Die Orgel ist unübersehbar, so offensichtlich sich das anhören mag. Dieses Gebilde aus einer riesigen Anzahl an Pfeifen, in verschiedenen Durchmessern und geometrischen Formen ist imposant. Hier kommt das zum Zuge, was ich oben im ersten Absatz schrieb: binnen Sekunden nach den ersten Tönen waren alle vorgefassten Meinungen über dieses Instrument in einem verflogen.
Zu Beginn der Karwoche wurde entsprechende Musik dargeboten. Es spielte aber keine Rolle, denn die Töne die dieses Instrument hervorbrachte waren effektvoll und das in jeglicher Hinsicht.

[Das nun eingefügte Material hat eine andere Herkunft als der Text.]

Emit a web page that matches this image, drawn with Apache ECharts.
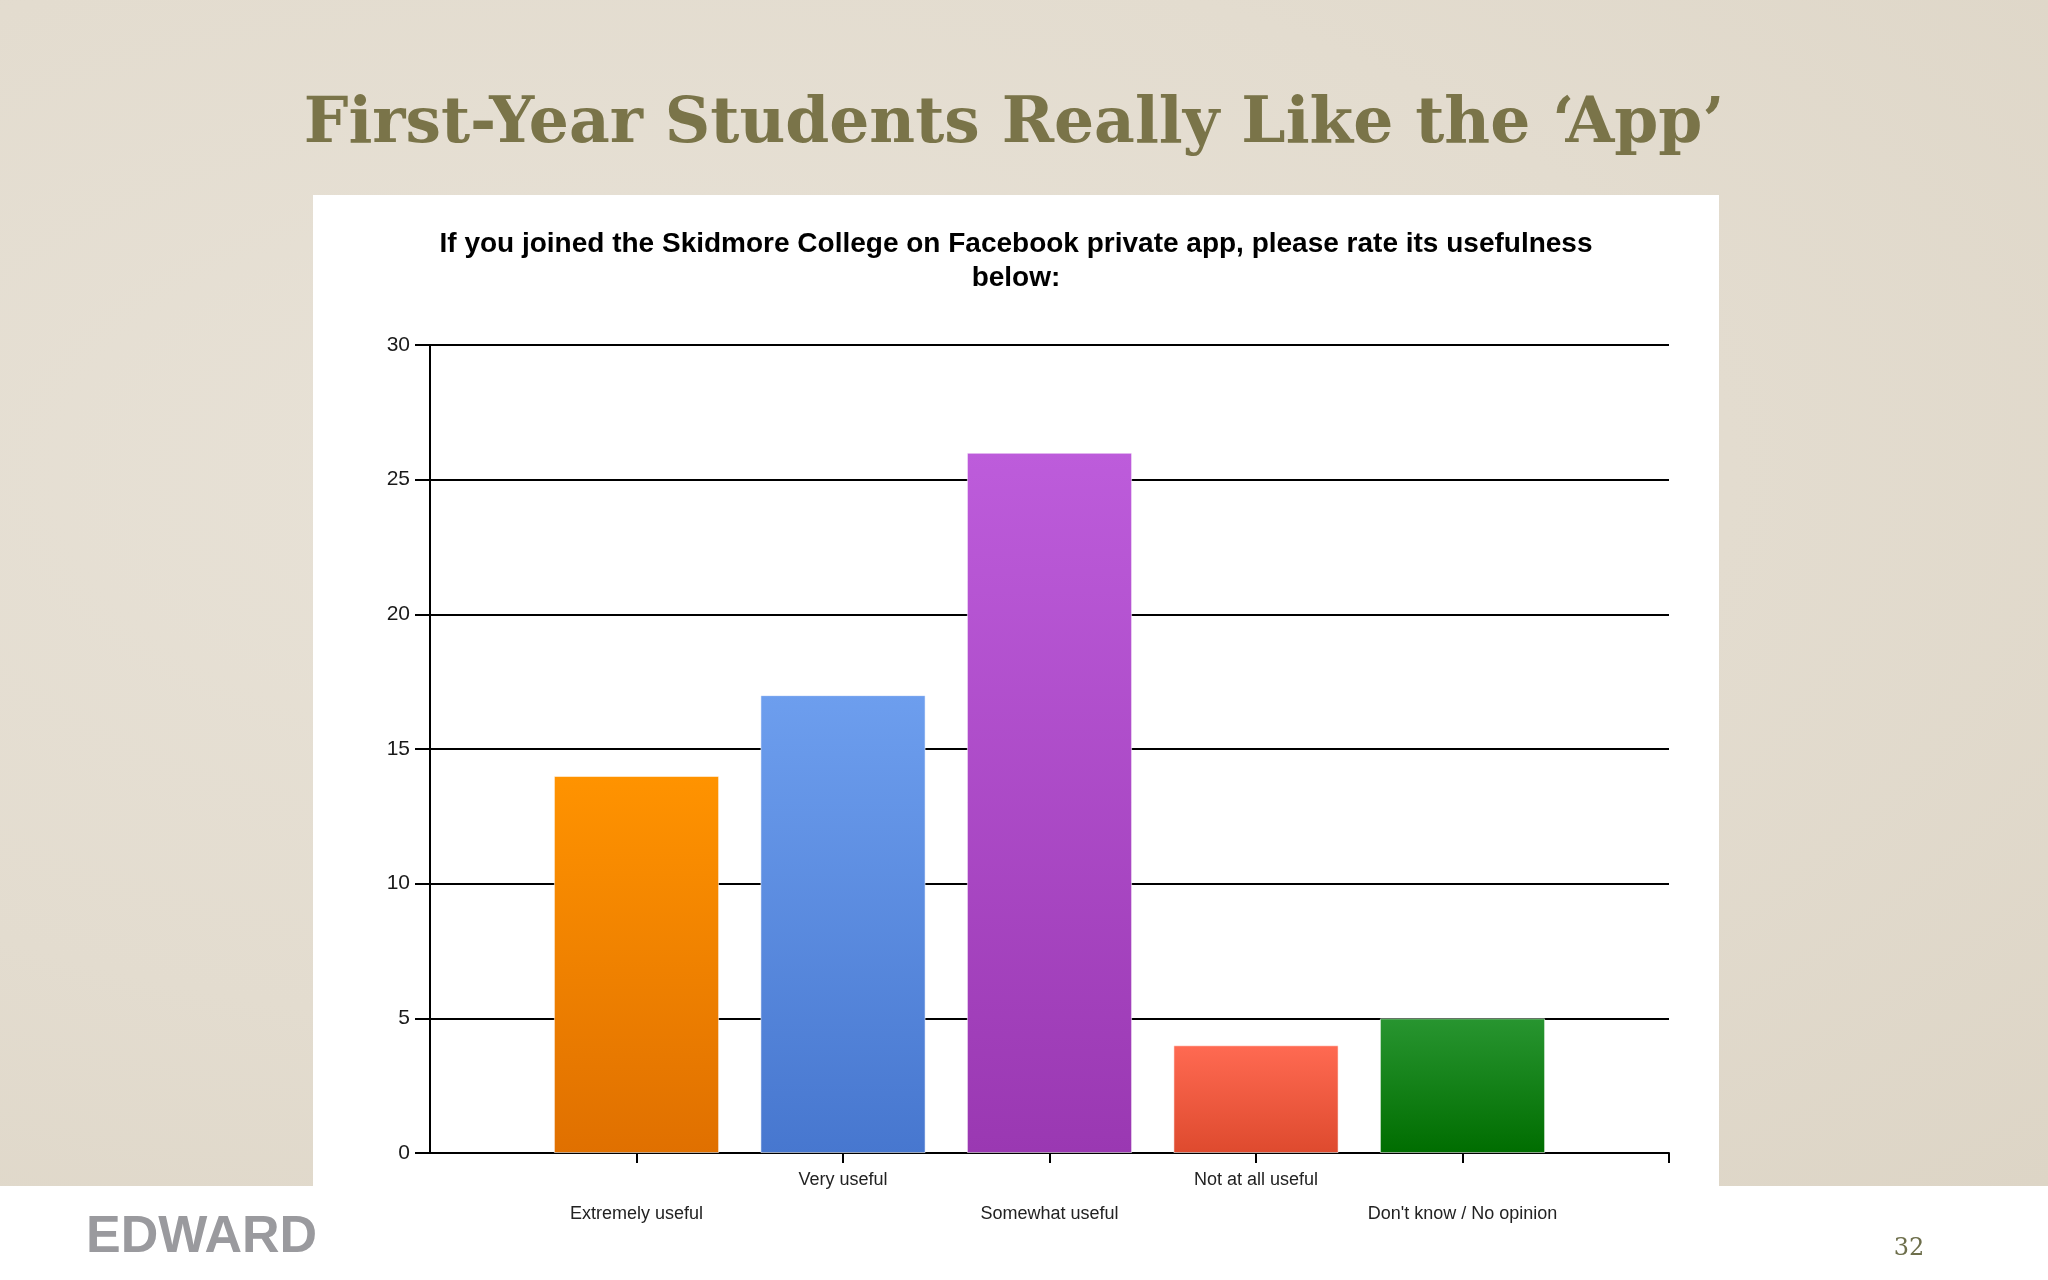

Reizvoll bei Konzerten jedweder Art ist für mich die Beobachtung der spielenden Personen nebst des musikalischen Impetus: wie die Musiker mit einander kommunizieren. In diesem Fall waren zugegen:
Michael Schönheit: Orgel
Friederike Holzhausen: Sopran
Dirk Schmidt: Bass
Katharina Dargel: Viola
Trotzdem die Orgel ein mächtiges Instrument ist, war die Kombination ihres Klangs mit einer Viola das für mich am meisten staunenswerteste Erlebnis, gleichwohl beide natürlich räumlich voneinander getrennt waren. Ohne zu viel des Lobes zu sein, selbstverständlich setzt eine solche Kommunikation viel Übung und Talent voraus, die Präzision mit der die Musiker spielten war außerordentlich. Der Klang einer Viola ist nebenbei höchst anmutend und verführerisch.
Zur menschlichen Stimme hatte ich bereits im Artikel zur Motette geschrieben, aber auch in diesem Fall ist das Timbre einer Sopranstimme bemerkenswert. Schwer zu beschreiben in der Wirkung, aber warum eine solche überhaupt erst ihre Wirkung entfaltet erkennt man wirklich nur dann, wenn man sie Live hört.
Diese Ausführungen mögen bei regelmässigen Konzertgängern nur ein müdes Gähnen hervorrufen, ich selbst empfand es dessen ungeachtet als ungemein faszinierend und bewegend und habe viele neue Erkenntnisse dazu gewonnen.
Ich musste in diesem Zusammenhang an die Worte eines Chet Baker denken:
"(...) Because nowadays, you know, it's hard to get people out - to get'em away from the TV sets. Many people prefer just to stay home and listen to their records; they don't go out to the clubs or to the concerts."
(Aus den Liner Notes von Chet Baker at the Salt Peanuts Club 1981).
Das hat sich nach dieser Orgelstunde und meinem Aufenthalt in Leipzig definitiv geändert. Wenn Riccardo Chailly im Herbst Beethoven aufführen wird, werde ich dort sein (und berichten).